Google Cloud PubSub Operators¶
Google Cloud PubSub is a fully-managed real-time messaging service that allows you to send and receive messages between independent applications. You can leverage Cloud Pub/Sub’s flexibility to decouple systems and components hosted on Google Cloud or elsewhere on the Internet.
Publisher applications can send messages to a topic and other applications can subscribe to that topic to receive the messages. By decoupling senders and receivers Google Cloud PubSub allows developers to communicate between independently written applications.
Prerequisite Tasks¶
To use these operators, you must do a few things:
Select or create a Cloud Platform project using the Cloud Console.
Enable billing for your project, as described in the Google Cloud documentation.
Enable the API, as described in the Cloud Console documentation.

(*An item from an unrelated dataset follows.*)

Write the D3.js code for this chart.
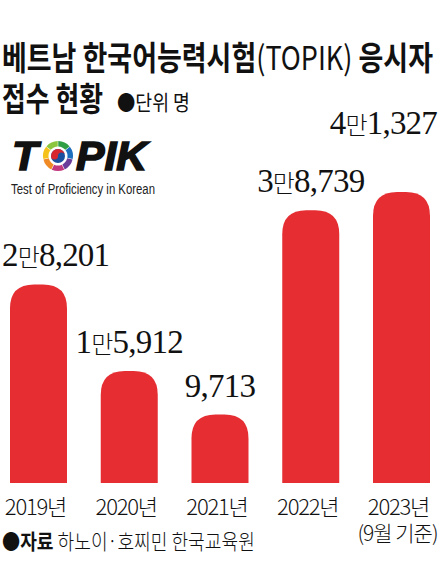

Install API libraries via pip.
pip install 'apache-airflow[google]'Detailed information is available for Installation.
Creating a PubSub topic¶
The PubSub topic is a named resource to which messages are sent by publishers.
The PubSubCreateTopicOperator
operator creates a topic.
create_topic = PubSubCreateTopicOperator(
task_id="create_topic", topic=TOPIC_ID, project_id=PROJECT_ID, fail_if_exists=False
)
Creating a PubSub subscription¶
A Subscription
is a named resource representing the stream of messages from a single, specific topic,
to be delivered to the subscribing application.
The PubSubCreateSubscriptionOperator
operator creates the subscription.
subscribe_task = PubSubCreateSubscriptionOperator(
task_id="subscribe_task", project_id=PROJECT_ID, topic=TOPIC_ID
)
Publishing PubSub messages¶
A Message
is a combination of data and (optional) attributes that a publisher sends to a topic and is eventually delivered to subscribers.
The PubSubPublishMessageOperator
operator would publish messages.
publish_task = PubSubPublishMessageOperator(
task_id="publish_task",
project_id=PROJECT_ID,
topic=TOPIC_ID,
messages=[MESSAGE, MESSAGE],
)
Pulling messages from a PubSub subscription¶
The PubSubPullSensor
sensor pulls messages from a PubSub subscription
and pass them through XCom.
subscription = subscribe_task.output
pull_messages = PubSubPullSensor(
task_id="pull_messages",
ack_messages=True,
project_id=PROJECT_ID,
subscription=subscription,
)
Also for this action you can use sensor in the deferrable mode:
pull_messages_async = PubSubPullSensor(
task_id="pull_messages_async",
ack_messages=True,
project_id=PROJECT_ID,
subscription=subscription,
deferrable=True,
)
pull_messages_operator = PubSubPullOperator(
task_id="pull_messages_operator",
ack_messages=True,
project_id=PROJECT_ID,
subscription=subscription,
)
To pull messages from XCom use the BashOperator
.
echo_cmd = """
{% for m in task_instance.xcom_pull('pull_messages') %}
echo "AckID: {{ m.get('ackId') }}, Base64-Encoded: {{ m.get('message') }}"
{% endfor %}
"""
pull_messages_result = BashOperator(task_id="pull_messages_result", bash_command=echo_cmd)
Deleting a PubSub subscription¶
The PubSubDeleteSubscriptionOperator
operator deletes the subscription.
unsubscribe_task = PubSubDeleteSubscriptionOperator(
task_id="unsubscribe_task",
project_id=PROJECT_ID,
subscription=subscription,
)
Deleting a PubSub topic¶
The PubSubDeleteTopicOperator
operator deletes topic.
delete_topic = PubSubDeleteTopicOperator(task_id="delete_topic", topic=TOPIC_ID, project_id=PROJECT_ID)